The International Human Powered Vehicle Association (IHPVA) is a US-based organization dedicated to promoting the design and development of human powered vehicles (HPVs) and the keeping of speed and distance records for these vehicles and bikes.

== History ==
The IHPVA was founded in 1976 in the USA and was for many years an association of individual members with the publications Human Power and HPV News. In 1997, the IHPVA was reorganised into an international association with national organisations as members and an American association which adopted the name Human Powered Vehicle Association HPVA.

Due to conflicts regarding record keeping and copyrights, the HPVA left the IHPVA in 2004. In 2008, the HPVA renamed itself to IHPVA while the IHPVA of this time decided to keep its name, resulting in a brief period with two organisations of the same name.

In a hostile takeover, the American IHPVA also seized control of the domain name ihpva.org away from the international IHPVA. This tried to regain its domain by appealing to the ICANN's ombudsman but was unsuccessful and in 2009 renamed itself to World Human Powered Vehicle Association (WHPVA).

== Members ==
Today's IHPVA is an association of individuals from all over the world and has affiliate associations in North America.
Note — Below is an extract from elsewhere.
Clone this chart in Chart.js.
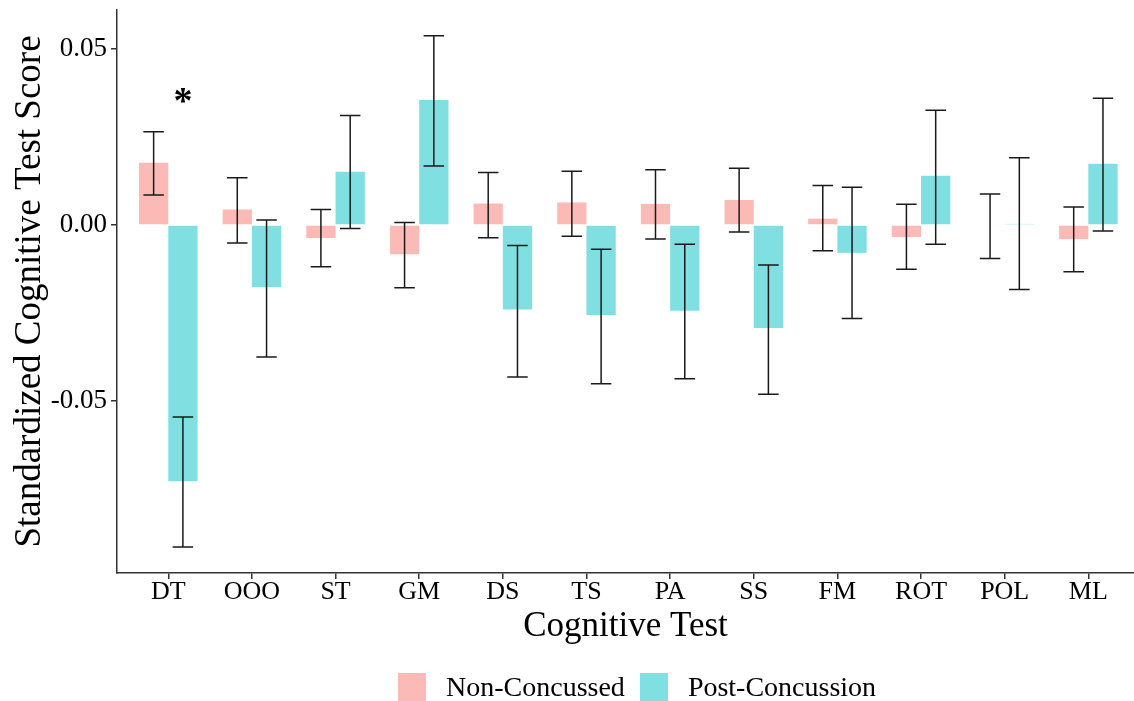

The affiliates are:

- Association des Véhicules à Propulsion Humaine du Québec (aVPHq)
- BRAG - Bent Riders of Arizona Group
- Chicagoland Recumbent Riders
- Easy Riders Recumbent Club (ERRC) - Oregon
- Florida, Georgia, and Alabama- Loose Assemblage of SouthEast Recumbent Riders (LASERR)
- HPVs of Southern Ontario
- Human Powered Vehicle Operators of Ottawa (HPVOoO)
- Los Angeles/Orange County Recumbent Riders
- Los Angeles Recumbent Riders (LARRs)
- Louisville's Relaxed Recumbent Riders' Group
- Mars- (Metro Area Recumbent Society) - New Jersey
- Michigan HPVA
- Minnesota HPVA (MnHPVA)
- Bent Trail Riders (BTR) of OHIO
- Omaha-Nebraska Country Cruisers
- Oregon Human Power Vehicles (OHPV)
- Recumbenteers of Western New York
- Recumbent Cycling Ontario formally HPVSO
- R-BENT, Recumbent-Bike Enthusiasts of North Texas
- R-Best (Recumbent - Bicycle Enthusiast of South Texas)
- Redwood Empire HPV
- Rochester Area Recumbent Enthusiasts (RARE)
- San Diego Recumbent Riders
- Seattle Area Bike Builders' Group
- Washington's Happily Independent Recumbent Lovers (WHIRL)
- Wisconsin/Illinois HPV riders (WISIL HPVers)
- Wolver-Bents Recumbent Cyclist
- League of Michigan Bicyclist Spin-off

== IHPVA records ==

The IHPVA maintains speed and distance records for various times and distances for land, water and air vehicles. The current hour record was achieved by Sam Wittingham with a total Distance of 90.60 km (56.29 mi) in 2009. Its recordbase has forked from the WHPVA in 2009, who currently recognizes Francesco Russo's 2016 claim of 92.43 km (57.43 mi) as the hour record.